Just where all this leads is anyone’s guess, but if Netanyahu does leave prematurely, a successor would need to be produced immediately, a process that will happen in two installments – one parliamentary, the other partisan.
In the Knesset, the Likud would need to select one of its current lawmakers as its prime-ministerial candidate, since the premier must be a sitting lawmaker.
This candidate would then need to be elected by the Knesset, meaning that the candidate would need to be agreeable to the rest of the current coalition. After having thus initially installed a successor for Netanyahu, Likud would hold a primary election in which it would elect its candidate for the approaching general election.
Politically, many expect this process would initially crown current Transport Minister Yisrael Katz as Netanyahu’s immediate successor.

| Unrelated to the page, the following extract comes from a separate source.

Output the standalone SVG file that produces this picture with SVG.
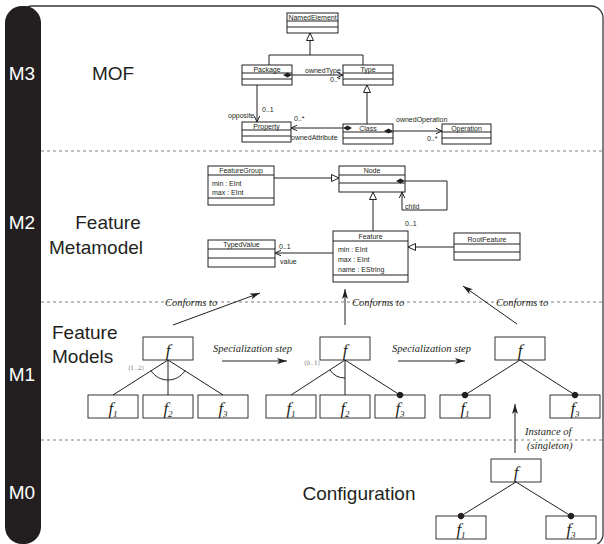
<svg xmlns="http://www.w3.org/2000/svg" width="604" height="544" viewBox="0 0 604 544">
<style>
.frame{fill:none;stroke:#3a3a3a;stroke-width:1.3}
.bar{fill:#231f20}
.lvl{font-family:"Liberation Sans",Arial,sans-serif;font-size:19px;fill:#fff}
.title{font-family:"Liberation Sans",Arial,sans-serif;font-size:19px;fill:#231f20}
.sep{stroke:#aaa;stroke-width:1.3;stroke-dasharray:3,3;fill:none}
.uml rect{fill:#fff;stroke:#231f20;stroke-width:1}
.uml line{stroke:#231f20;stroke-width:1}
.ut{font-family:"Liberation Sans",Arial,sans-serif;font-size:7px;fill:#231f20}
.c{text-anchor:middle}
.con{fill:none;stroke:#231f20;stroke-width:1}
.fm rect{fill:#fff;stroke:#231f20;stroke-width:0.9}
.ft{font-family:"Liberation Serif","Times New Roman",serif;font-style:italic;font-size:17px;fill:#231f20;text-anchor:middle}
.sub{font-size:9px}
.it{font-family:"Liberation Serif","Times New Roman",serif;font-style:italic;font-size:10.5px;fill:#231f20}
.card{font-family:"DejaVu Serif","Liberation Serif",serif;font-size:6px;fill:#777}
</style>
<defs>
<marker id="tri" markerUnits="userSpaceOnUse" markerWidth="10" markerHeight="10" refX="8" refY="4" orient="auto" viewBox="0 0 10 8">
<path d="M0.5,0.5 L8,4 L0.5,7.5 Z" fill="#fff" stroke="#231f20" stroke-width="1"/>
</marker>
<marker id="open" markerUnits="userSpaceOnUse" markerWidth="8" markerHeight="8" refX="6" refY="3" orient="auto" viewBox="0 0 8 6">
<path d="M0,0.3 L6,3 L0,5.7" fill="none" stroke="#231f20" stroke-width="1"/>
</marker>
<marker id="dia" markerUnits="userSpaceOnUse" markerWidth="12" markerHeight="8" refX="0.5" refY="3" orient="auto-start-reverse" viewBox="0 0 12 6">
<path d="M0.5,3 L5,0.5 L9.5,3 L5,5.5 Z" fill="#231f20"/>
</marker>
<marker id="arr" markerUnits="userSpaceOnUse" markerWidth="12" markerHeight="8" refX="10" refY="3" orient="auto" viewBox="0 0 12 6">
<path d="M0,0 L10,3 L0,6 L2.5,3 Z" fill="#231f20"/>
</marker>
<marker id="dot" markerUnits="userSpaceOnUse" markerWidth="8" markerHeight="8" refX="4" refY="4" orient="auto" viewBox="0 0 8 8">
<circle cx="4" cy="4" r="3.2" fill="#231f20"/>
</marker>
</defs>

<!-- frame and level bar -->
<rect class="frame" x="20" y="6" width="583" height="540" rx="12"/>
<rect class="bar" x="5" y="6" width="36" height="538" rx="17"/>
<text class="lvl" x="22" y="80" text-anchor="middle">M3</text>
<text class="lvl" x="22" y="229" text-anchor="middle">M2</text>
<text class="lvl" x="22" y="381" text-anchor="middle">M1</text>
<text class="lvl" x="22" y="499" text-anchor="middle">M0</text>

<line class="sep" x1="41" y1="151" x2="604" y2="151"/>
<line class="sep" x1="41" y1="302" x2="604" y2="302"/>
<line class="sep" x1="41" y1="440" x2="604" y2="440"/>

<text class="title" x="113" y="80" text-anchor="middle">MOF</text>
<text class="title" x="108" y="229" text-anchor="middle">Feature</text>
<text class="title" x="96" y="254" text-anchor="middle">Metamodel</text>
<text class="title" x="52" y="339">Feature</text>
<text class="title" x="52" y="363">Models</text>
<text class="title" x="359" y="500" text-anchor="middle">Configuration</text>

<!-- MOF nodes -->
<g id="NamedElement" class="uml"><rect x="287" y="13" width="51" height="20"/><line x1="287" y1="21" x2="338" y2="21"/><line x1="287" y1="27" x2="338" y2="27"/><text class="ut c" x="312.5" y="19.5">NamedElement</text></g>
<g id="Package" class="uml"><rect x="242" y="65" width="50" height="20"/><line x1="242" y1="73" x2="292" y2="73"/><line x1="242" y1="79" x2="292" y2="79"/><text class="ut c" x="267" y="71.5">Package</text></g>
<g id="Type" class="uml"><rect x="343" y="65" width="50" height="20"/><line x1="343" y1="73" x2="393" y2="73"/><line x1="343" y1="79" x2="393" y2="79"/><text class="ut c" x="368" y="71.5">Type</text></g>
<g id="Property" class="uml"><rect x="242" y="122" width="49" height="20"/><line x1="242" y1="130" x2="291" y2="130"/><line x1="242" y1="136" x2="291" y2="136"/><text class="ut c" x="266.5" y="128.5">Property</text></g>
<g id="Class" class="uml"><rect x="343" y="124" width="50" height="20"/><line x1="343" y1="132" x2="393" y2="132"/><line x1="343" y1="138" x2="393" y2="138"/><text class="ut c" x="368" y="130.5">Class</text></g>
<g id="Operation" class="uml"><rect x="442" y="124" width="49" height="20"/><line x1="442" y1="132" x2="491" y2="132"/><line x1="442" y1="138" x2="491" y2="138"/><text class="ut c" x="466.5" y="130.5">Operation</text></g>

<!-- M2 nodes -->
<g id="FeatureGroup" class="uml"><rect x="208" y="166" width="66" height="39"/><line x1="208" y1="175" x2="274" y2="175"/><line x1="208" y1="198" x2="274" y2="198"/><text class="ut c" x="241" y="173">FeatureGroup</text><text class="ut" x="212" y="185.5">min : EInt</text><text class="ut" x="212" y="195">max : EInt</text></g>
<g id="Node" class="uml"><rect x="339" y="166" width="66" height="26"/><line x1="339" y1="175" x2="405" y2="175"/><line x1="339" y1="183" x2="405" y2="183"/><text class="ut c" x="372" y="173">Node</text></g>
<g id="Feature" class="uml"><rect x="333" y="231" width="75" height="51"/><line x1="333" y1="241" x2="408" y2="241"/><line x1="333" y1="275" x2="408" y2="275"/><text class="ut c" x="370.5" y="238.5">Feature</text><text class="ut" x="338" y="251.5">min : EInt</text><text class="ut" x="338" y="261.5">max : EInt</text><text class="ut" x="338" y="271.5">name : EString</text></g>
<g id="TypedValue" class="uml"><rect x="208" y="240" width="67" height="27"/><line x1="208" y1="249" x2="275" y2="249"/><line x1="208" y1="258" x2="275" y2="258"/><text class="ut c" x="241.5" y="247">TypedValue</text></g>
<g id="RootFeature" class="uml"><rect x="454" y="233" width="66" height="27"/><line x1="454" y1="244" x2="520" y2="244"/><line x1="454" y1="252" x2="520" y2="252"/><text class="ut c" x="487" y="241.5">RootFeature</text></g>

<!-- M1 feature models -->
<g id="fm1-root" class="fm"><rect x="143" y="337" width="50" height="23"/><text class="ft" x="168" y="356">f</text></g>
<g id="fm1-f1" class="fm"><rect x="88" y="395" width="50" height="23"/><text class="ft" x="113" y="414">f<tspan class="sub" dy="3">1</tspan></text></g>
<g id="fm1-f2" class="fm"><rect x="143" y="395" width="50" height="23"/><text class="ft" x="168" y="414">f<tspan class="sub" dy="3">2</tspan></text></g>
<g id="fm1-f3" class="fm"><rect x="198" y="395" width="50" height="23"/><text class="ft" x="223" y="414">f<tspan class="sub" dy="3">3</tspan></text></g>

<g id="fm2-root" class="fm"><rect x="320" y="337" width="50" height="23"/><text class="ft" x="345" y="356">f</text></g>
<g id="fm2-f1" class="fm"><rect x="266" y="395" width="50" height="23"/><text class="ft" x="291" y="414">f<tspan class="sub" dy="3">1</tspan></text></g>
<g id="fm2-f2" class="fm"><rect x="320" y="395" width="50" height="23"/><text class="ft" x="345" y="414">f<tspan class="sub" dy="3">2</tspan></text></g>
<g id="fm2-f3" class="fm"><rect x="375" y="395" width="50" height="23"/><text class="ft" x="400" y="414">f<tspan class="sub" dy="3">3</tspan></text></g>

<g id="fm3-root" class="fm"><rect x="495" y="337" width="50" height="23"/><text class="ft" x="520" y="356">f</text></g>
<g id="fm3-f1" class="fm"><rect x="440" y="395" width="50" height="23"/><text class="ft" x="465" y="414">f<tspan class="sub" dy="3">1</tspan></text></g>
<g id="fm3-f3" class="fm"><rect x="550" y="395" width="50" height="23"/><text class="ft" x="575" y="414">f<tspan class="sub" dy="3">3</tspan></text></g>

<!-- M0 configuration -->
<g id="cfg-root" class="fm"><rect x="491" y="459" width="50" height="23"/><text class="ft" x="516" y="478">f</text></g>
<g id="cfg-f1" class="fm"><rect x="436" y="516" width="50" height="23"/><text class="ft" x="461" y="535">f<tspan class="sub" dy="3">1</tspan></text></g>
<g id="cfg-f3" class="fm"><rect x="546" y="516" width="50" height="23"/><text class="ft" x="571" y="535">f<tspan class="sub" dy="3">3</tspan></text></g>

<!-- connectors -->
<g id="connectors">
<!-- MOF -->
<path class="con" d="M269,65 V55 H363 V65"/>
<path class="con" d="M310,55 V33" marker-end="url(#tri)"/>
<path class="con" d="M367,124 V85" marker-end="url(#tri)"/>
<path class="con" d="M292,75 H343" marker-start="url(#dia)" marker-end="url(#open)"/>
<path class="con" d="M257,85 V122" marker-end="url(#open)"/>
<path class="con" d="M343,128 H291" marker-start="url(#dia)" marker-end="url(#open)"/>
<path class="con" d="M393,131 H442" marker-start="url(#dia)" marker-end="url(#open)"/>
<text class="ut" x="305" y="73">ownedType</text>
<text class="ut" x="330" y="82">0..*</text>
<text class="ut" x="262" y="112">0..1</text>
<text class="ut" x="228" y="118">opposite</text>
<text class="ut" x="294" y="121">0..*</text>
<text class="ut" x="291" y="140">ownedAttribute</text>
<text class="ut" x="396" y="122">ownedOperation</text>
<text class="ut" x="427" y="141">0..*</text>
<!-- M2 -->
<path class="con" d="M274,178 H339" marker-end="url(#tri)"/>
<path class="con" d="M405,181 H447 V210 H402 V192" marker-start="url(#dia)" marker-end="url(#open)"/>
<path class="con" d="M373,231 V192" marker-end="url(#tri)"/>
<path class="con" d="M333,253 H275" marker-end="url(#open)"/>
<path class="con" d="M454,247 H408" marker-end="url(#tri)"/>
<text class="ut" x="405" y="208.5">child</text>
<text class="ut" x="405" y="226">0..1</text>
<text class="ut" x="279" y="249">0..1</text>
<text class="ut" x="280" y="264">value</text>
<!-- M1 tree edges -->
<path class="con" d="M168,360 L113,395 M168,360 V395 M168,360 L223,395"/>
<path class="con" d="M151.1,370.7 A20,20 0 0,0 184.9,370.7"/>
<text class="card" x="128" y="370">⟨1..2⟩</text>
<path class="con" d="M345,360 L291,395 M345,360 V395"/>
<path class="con" d="M345,360 L400,395" marker-end="url(#dot)"/>
<path class="con" d="M329.9,369.8 A18,18 0 0,0 345,378"/>
<text class="card" x="304" y="365">⟨0..1⟩</text>
<path class="con" d="M520,360 L465,395" marker-end="url(#dot)"/>
<path class="con" d="M520,360 L575,395" marker-end="url(#dot)"/>
<path class="con" d="M516,482 L461,516" marker-end="url(#dot)"/>
<path class="con" d="M516,482 L571,516" marker-end="url(#dot)"/>
<!-- level relations -->
<path class="con" d="M173,325 L260,293" marker-end="url(#arr)"/>
<path class="con" d="M345,325 V289" marker-end="url(#arr)"/>
<path class="con" d="M517,324 L463,286" marker-end="url(#arr)"/>
<path class="con" d="M222,361 H287" marker-end="url(#arr)"/>
<path class="con" d="M398,361 H465" marker-end="url(#arr)"/>
<path class="con" d="M515,453 V404" marker-end="url(#arr)"/>
<text class="it" x="165" y="306">Conforms to</text>
<text class="it" x="352" y="306">Conforms to</text>
<text class="it" x="496" y="306">Conforms to</text>
<text class="it" x="213" y="352">Specialization step</text>
<text class="it" x="392" y="352">Specialization step</text>
<text class="it" x="525" y="435">Instance of</text>
<text class="it" x="527" y="449">(singleton)</text>
</g>
</svg>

Katz, who turns 62 in September, has been Transport Minister for more than eight years, and during his tenure has won near universal praise as an administrator for building highways and railways while leading a transport revolution. At the same time, he wields considerable political power as Chairman of the Likud Secretariat.
Katz might be challenged by Internal Security Minister Gilad Erdan, 46, and Regional Cooperation Minister Tzahi Hanegbi, 60. Yet for now, Katz is seen as a stronger candidate than these or any other challengers among current Likud lawmakers.
However, in a primary election he might face former Education Minister Gideon Sa’ar, 50, another leading Likud figure. Sa’ar took a break from politics three years ago, and is therefore not in the current Knesset, but recently announced his return to politics. Sa’ar is popular and might seem a fresher and younger choice than Katz to many Likud members.
Yet the bigger challenge to Netanyahu’s successor as leader of the Likud would come from outside the party. The Centre-Left, led by Labor’s Avi Gabbay; the Centre, led by Yesh Atid’s Yair Lapid; and the Center-Right, which in addition to Kulanu’s Moshe Kahlon will also feature former defence minister Moshe Ya’alon, might all coalesce into a bloc that would push the Likud into opposition.
Obviously, for any of this to happen, Netanyahu must first depart, one way or another. Until then, the Netanyahu era will continue unfolding.